Even with all of these obstacles, he still finds a way to do everything eleven-year-old children do and enjoy. He likes to play video games, read, watch TV and to swim. He spends a lot of time with his family, and he loves to be a part of the fundraisers and blood drives his family hosts.

“I like to be a part of this because I like to help people, and it feels good to make a difference,” he said.

Men’s Lacrosse coach Ryan McAleavey said that the team is not only teaching Will how to play lacrosse, but Will is also teaching the team to accept challenges by becoming a true inspiration for all of them.

He tells that when the team first met Will a year ago in October just a week before their game at Tampa, Will immediately bonded with the team. On the match day, he was among the crowd supporting them.

“It was a tough game and we were losing, losing pretty hard,” McAleavey said. “It was halftime and I was giving my speech to the team to motivate them. Suddenly someone split the crowd and comes up into the center.’’

Among all of the huge team members, there he was looking up on them — and he only said one thing, making the team realize they have to empty their thoughts, go to the field and play like a team. Even though they lost by only one goal, McAleavey said that he shook the team up and encouraged them to play better.

This is only one of the scenarios where Will inspired the team to be better. A few weeks ago, he made a shovel for the team. He wrote WillPower on it, which was first used by one of his mother’s friends who ran a marathon for him.

All of the members signed the shovel, but this is not even the most touching part: he also wrote “Dig deep” at the head of the shovel and said to the team that, “When the obstacles get too hard, you have to dig deeper,” encouraging all of them to never stop working hard in order to win the match.

“When women’s Lacrosse Team Coach Corinne Desrosiers came with the idea of having IMPACT kids, I literally jumped in to the opportunity,” said McAleavey, explaining that he has a master’s degree in special education and working with these children was something he always wanted to do.

He more than happily states that the team is aware of how lucky they are to be able to play the sport they love without having any obstacles stopping them, and that they’re learning about how the world cannot be fair to everyone all the time.

On the other hand, Team IMPACT is not the only way teams help community. As well as keeping a constant relationship with people in The Scott Center for Autism Treatment at the university, taking the kids outside and spending time with them, the team also volunteers at the “For the Love of Lax” camps.

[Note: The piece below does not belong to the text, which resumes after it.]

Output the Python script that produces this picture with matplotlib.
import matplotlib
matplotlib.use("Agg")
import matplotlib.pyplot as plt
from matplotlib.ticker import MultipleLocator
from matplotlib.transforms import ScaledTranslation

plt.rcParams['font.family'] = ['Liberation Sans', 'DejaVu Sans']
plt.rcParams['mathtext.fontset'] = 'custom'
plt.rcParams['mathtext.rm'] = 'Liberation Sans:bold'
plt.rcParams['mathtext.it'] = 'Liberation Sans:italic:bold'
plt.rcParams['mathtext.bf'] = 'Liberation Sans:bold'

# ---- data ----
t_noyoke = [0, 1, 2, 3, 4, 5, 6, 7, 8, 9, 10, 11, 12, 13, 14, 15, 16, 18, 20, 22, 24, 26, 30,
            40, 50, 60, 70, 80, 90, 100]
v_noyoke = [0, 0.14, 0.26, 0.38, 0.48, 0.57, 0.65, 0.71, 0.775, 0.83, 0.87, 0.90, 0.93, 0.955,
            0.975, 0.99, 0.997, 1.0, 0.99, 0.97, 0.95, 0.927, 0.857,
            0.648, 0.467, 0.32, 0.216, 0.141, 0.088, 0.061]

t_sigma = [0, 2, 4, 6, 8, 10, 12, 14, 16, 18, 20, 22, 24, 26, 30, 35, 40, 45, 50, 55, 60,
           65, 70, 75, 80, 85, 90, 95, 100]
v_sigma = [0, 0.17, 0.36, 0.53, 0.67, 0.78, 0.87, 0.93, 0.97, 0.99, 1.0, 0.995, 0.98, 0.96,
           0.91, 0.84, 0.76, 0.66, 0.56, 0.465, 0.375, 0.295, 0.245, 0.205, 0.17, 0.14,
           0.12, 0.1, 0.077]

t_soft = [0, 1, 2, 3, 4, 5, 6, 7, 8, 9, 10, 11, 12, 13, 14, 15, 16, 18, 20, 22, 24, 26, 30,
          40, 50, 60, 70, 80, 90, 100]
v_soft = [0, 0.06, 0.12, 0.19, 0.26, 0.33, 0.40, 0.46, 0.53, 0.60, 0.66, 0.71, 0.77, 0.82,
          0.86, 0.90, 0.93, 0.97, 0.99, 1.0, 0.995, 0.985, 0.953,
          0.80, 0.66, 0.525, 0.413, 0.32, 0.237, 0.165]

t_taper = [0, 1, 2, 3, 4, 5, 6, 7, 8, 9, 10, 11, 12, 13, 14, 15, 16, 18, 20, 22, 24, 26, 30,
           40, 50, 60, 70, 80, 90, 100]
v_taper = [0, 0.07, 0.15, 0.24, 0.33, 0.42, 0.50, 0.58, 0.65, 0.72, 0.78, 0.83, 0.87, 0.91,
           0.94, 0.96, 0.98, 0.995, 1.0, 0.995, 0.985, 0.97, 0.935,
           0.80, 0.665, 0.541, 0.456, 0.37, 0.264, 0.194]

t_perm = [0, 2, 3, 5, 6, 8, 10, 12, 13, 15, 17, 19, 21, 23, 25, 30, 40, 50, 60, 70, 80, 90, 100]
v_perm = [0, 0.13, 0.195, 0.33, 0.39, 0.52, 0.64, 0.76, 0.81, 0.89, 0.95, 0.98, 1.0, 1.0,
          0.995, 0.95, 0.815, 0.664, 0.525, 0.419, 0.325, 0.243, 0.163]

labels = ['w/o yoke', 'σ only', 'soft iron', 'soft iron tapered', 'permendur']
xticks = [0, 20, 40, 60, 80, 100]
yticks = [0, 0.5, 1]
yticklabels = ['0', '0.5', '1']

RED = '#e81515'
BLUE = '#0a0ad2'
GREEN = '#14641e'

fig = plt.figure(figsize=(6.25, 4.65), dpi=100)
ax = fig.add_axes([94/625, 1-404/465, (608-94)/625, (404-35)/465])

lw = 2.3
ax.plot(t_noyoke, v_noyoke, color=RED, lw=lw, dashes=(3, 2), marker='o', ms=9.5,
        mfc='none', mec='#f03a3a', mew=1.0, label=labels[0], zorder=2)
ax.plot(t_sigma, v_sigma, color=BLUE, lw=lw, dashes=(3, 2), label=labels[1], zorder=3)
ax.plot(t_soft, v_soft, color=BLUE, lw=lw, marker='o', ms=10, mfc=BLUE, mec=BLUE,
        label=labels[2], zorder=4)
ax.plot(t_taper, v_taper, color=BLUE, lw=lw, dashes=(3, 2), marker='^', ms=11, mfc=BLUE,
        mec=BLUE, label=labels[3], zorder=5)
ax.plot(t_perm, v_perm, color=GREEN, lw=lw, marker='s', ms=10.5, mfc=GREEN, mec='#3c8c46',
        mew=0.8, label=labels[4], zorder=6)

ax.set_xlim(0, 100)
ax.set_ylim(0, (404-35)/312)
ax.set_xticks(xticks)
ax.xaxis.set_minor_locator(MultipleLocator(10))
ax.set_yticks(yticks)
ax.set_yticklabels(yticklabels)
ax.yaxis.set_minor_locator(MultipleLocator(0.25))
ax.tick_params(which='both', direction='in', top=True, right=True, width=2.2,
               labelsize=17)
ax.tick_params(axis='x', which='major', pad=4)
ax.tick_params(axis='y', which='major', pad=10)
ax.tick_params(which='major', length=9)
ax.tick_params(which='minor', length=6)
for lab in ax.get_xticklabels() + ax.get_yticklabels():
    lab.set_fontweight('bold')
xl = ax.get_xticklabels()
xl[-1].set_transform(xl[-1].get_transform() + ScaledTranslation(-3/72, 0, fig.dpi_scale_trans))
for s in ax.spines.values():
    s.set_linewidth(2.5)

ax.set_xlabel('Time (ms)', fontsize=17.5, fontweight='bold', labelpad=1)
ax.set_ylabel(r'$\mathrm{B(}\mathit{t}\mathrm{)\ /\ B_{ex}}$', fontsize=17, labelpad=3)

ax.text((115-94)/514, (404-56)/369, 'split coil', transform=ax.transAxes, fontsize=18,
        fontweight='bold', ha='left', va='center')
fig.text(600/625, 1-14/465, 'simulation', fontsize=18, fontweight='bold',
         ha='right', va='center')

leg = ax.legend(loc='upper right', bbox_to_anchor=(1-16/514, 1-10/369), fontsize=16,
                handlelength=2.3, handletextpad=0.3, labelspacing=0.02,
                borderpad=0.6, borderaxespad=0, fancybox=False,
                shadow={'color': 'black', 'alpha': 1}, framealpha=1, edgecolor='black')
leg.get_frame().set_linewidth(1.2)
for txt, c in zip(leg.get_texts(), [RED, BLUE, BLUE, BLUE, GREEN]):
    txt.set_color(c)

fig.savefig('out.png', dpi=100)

One day, Coach McAleavey received a phone call from a local high school girl, Taylor Canavan, asking him if the team would participate in her senior project.

The project, For the Love of Lax,” basically aims to merge children with and without disabilities with lacrosse players to teach them the basic Lacrosse skills, friendship and diversity. These camps take place twice during a week during November and all the equipment needed is provided for every child. Besides being a great opportunity to teach lacrosse to more people, it’s also a lifelong lesson, showing how not everyone has the same life standards.